Role of Pyridinium Groups and Iodide Ions in Photoelectrochromism in Viologen-Based Ion-Pair Charge-Transfer Complexes: Molecular Orbital Analysis

Quantum chemistry calculations were performed to examine the fundamentals of photoinduced electron transfer (ET) in viologen (V)-based ion-pair charge-transfer complexes and the resulting photoelectrochromism with respect to photoswitching applications. For the purpose, the photoinduced ET from counter anions to viologen or biphenyl (BP) derivatives was modeled, and its relationship with their structures was analyzed.

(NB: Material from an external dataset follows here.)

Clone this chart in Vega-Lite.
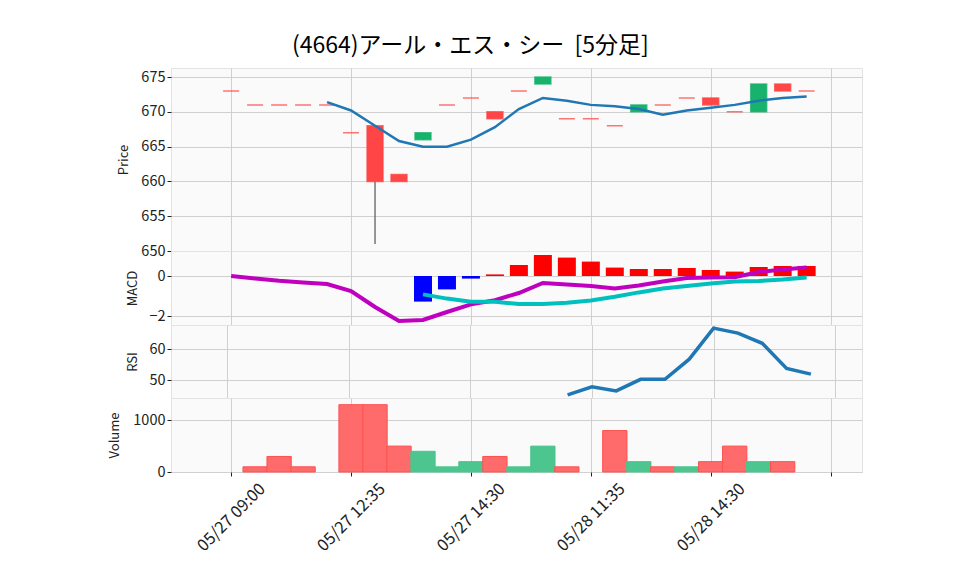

Our results showed that the electron reduction of V²⁺, assuming photoinduced ET, that is, V²⁺ → V⁺ → V⁰, changes the conformational preference from a twisted to a planar structure because of the lowest unoccupied molecular orbital (LUMO) in V²⁺ showing a planar tendency. A similar feature appears in the reduction of neutral BP, that is, BP⁰ → BP^- → BP^2-, leading to a twisted → planar preference change because of the LUMO in BP⁰. The similarity between V²⁺ and BP⁰ can be explained by their similar MO shape and their identical number of electrons. The time-dependent density functional theory (TD-DFT) was applied to predict the absorption spectra of viologen and BP derivatives with iodide ions considered as counter anions. In addition, geometrical optimization using the TD-DFT method was performed for viologen derivatives to stabilize a specific excitation to simulate laser irradiation. Our simulation implies that laser absorption can cause a twisted → planar change accompanied by a weak charge transfer if we ignore the time scale. Moreover, it was found that the iodide ion is necessary for near-infrared (NIR) absorption corresponding to the telecommunication wavelength. This is because NIR absorption is attributed to a narrow energy gap generated by the insertion of orbital levels of iodide ions into the original energy gap of viologen. Contrary to the above-mentioned similarity, BP was found to show totally different features from viologen regarding (1) the magnitude of the polarization between the molecule and counter anions, (2) the laser-induced excitation behavior, and (3) the peak position of NIR absorption. From the MO analysis, the role of pyridinium groups, which cannot be replaced by phenyl groups, was theoretically explained.